Descartes could say that we innately have the concept of something that is not an idea in our minds. By his rejection of innate ideas, Locke got into a vicious circle. So we cannot speculate that there is a world beyond our ideas because according to Locke all we ever experience are ideas. Thus, the concept of something beyond the circle of ideas is a concept that we could never form or comprehend. If Locke is right, then we are trapped behind the veil of ideas and cannot ever know that we are trapped. If Locke’s theory were true, we could not understand it.

Worse than that, we could not even coherently formulate it. Locke always talks of ideas of this or that, e. g. , ideas of white or ideas of circularity. When he wants to mention an idea, he only ever describes it as the idea of something. His ideas are always ideas of the sorts of qualities we find from the common sense perspective in the physical world. As a result, the term idea is deprived of its intrinsic feature. So characterized idea becomes totally incoherent, for it has no intrinsic character, only relations.

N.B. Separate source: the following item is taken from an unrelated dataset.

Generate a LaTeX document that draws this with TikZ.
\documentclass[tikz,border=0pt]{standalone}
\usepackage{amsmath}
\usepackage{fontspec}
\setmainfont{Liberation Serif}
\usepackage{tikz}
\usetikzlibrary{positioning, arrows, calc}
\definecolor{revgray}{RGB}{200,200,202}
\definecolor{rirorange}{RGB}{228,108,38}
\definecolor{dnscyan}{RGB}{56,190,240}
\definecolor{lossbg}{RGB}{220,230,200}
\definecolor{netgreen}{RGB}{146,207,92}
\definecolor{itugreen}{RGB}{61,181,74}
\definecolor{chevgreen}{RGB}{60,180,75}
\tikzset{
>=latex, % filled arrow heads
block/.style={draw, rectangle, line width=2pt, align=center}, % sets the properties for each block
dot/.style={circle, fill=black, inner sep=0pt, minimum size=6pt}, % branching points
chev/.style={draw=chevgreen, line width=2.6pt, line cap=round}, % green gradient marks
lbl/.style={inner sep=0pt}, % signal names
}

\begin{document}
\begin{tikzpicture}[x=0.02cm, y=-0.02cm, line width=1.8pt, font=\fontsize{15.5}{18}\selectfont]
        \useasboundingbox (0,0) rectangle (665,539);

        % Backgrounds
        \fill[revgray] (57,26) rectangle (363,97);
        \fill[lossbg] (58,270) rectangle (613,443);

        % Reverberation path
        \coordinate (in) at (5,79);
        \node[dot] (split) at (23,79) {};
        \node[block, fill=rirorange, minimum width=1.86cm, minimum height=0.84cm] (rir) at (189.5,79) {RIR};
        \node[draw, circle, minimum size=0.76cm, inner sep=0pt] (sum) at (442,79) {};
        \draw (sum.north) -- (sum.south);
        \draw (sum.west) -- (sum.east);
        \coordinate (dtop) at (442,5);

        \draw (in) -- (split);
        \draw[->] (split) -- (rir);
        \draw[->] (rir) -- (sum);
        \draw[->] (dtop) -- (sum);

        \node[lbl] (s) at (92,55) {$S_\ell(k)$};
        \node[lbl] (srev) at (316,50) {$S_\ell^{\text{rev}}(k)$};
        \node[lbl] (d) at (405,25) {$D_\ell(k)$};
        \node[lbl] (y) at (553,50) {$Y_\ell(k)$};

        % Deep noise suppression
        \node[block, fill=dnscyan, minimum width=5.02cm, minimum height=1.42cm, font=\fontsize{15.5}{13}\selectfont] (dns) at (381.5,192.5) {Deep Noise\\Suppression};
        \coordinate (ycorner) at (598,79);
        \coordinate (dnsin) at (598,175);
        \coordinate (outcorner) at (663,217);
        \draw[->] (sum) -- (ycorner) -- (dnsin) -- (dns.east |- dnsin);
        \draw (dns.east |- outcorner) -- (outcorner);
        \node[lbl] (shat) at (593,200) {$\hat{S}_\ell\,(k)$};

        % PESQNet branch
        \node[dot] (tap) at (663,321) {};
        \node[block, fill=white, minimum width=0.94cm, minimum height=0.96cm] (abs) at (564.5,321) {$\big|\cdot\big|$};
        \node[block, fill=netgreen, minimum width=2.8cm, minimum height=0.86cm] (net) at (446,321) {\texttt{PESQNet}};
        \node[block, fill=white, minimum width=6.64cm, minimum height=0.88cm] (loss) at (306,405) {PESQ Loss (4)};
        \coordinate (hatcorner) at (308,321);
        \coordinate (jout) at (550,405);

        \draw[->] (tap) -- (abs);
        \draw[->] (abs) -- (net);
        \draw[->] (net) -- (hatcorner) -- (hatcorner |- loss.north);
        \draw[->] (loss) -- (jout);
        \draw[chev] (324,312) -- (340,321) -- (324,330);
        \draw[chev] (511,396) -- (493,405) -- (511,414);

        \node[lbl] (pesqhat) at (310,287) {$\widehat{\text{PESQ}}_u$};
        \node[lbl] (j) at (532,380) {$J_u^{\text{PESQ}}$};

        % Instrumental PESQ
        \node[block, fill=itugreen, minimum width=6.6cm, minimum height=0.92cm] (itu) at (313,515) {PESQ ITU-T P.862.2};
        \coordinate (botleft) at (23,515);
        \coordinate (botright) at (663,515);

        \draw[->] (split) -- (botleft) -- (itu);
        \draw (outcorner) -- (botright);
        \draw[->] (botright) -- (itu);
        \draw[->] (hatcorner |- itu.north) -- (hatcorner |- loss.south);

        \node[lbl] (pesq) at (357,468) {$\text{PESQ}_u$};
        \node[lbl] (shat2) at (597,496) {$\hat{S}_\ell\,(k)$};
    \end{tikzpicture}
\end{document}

It is always a relative or relational feature because it always points to something else. Franz Brentano (1874), the Austrian philosopher and psychologist, called it intentionality. As a result, if an idea is a phenomenal entity located in the mind, then in being aware of it alone, we can only be aware of its intrinsic character. If we have no other access to physical qualities, we can never know the relationship between ideas and what they are ideas of. The flaws of Locke’s theory have influence on modern psychology which is overfull with such theories.

For example, theories that talk of cognitive “representations” in the mind or brain and suppose that such representations are the immediate objects of experience make the same mistake as Locke did. Such theories penetrate almost the entire area of modern psychology. Many see the concept of representation as indispensable. Representational theories not only make knowledge of the external world impossible; they make any concept of an external world incomprehensible.

References.

T. H. Leahey (2004). A History of Psychology (6th edition). Prentice Hall.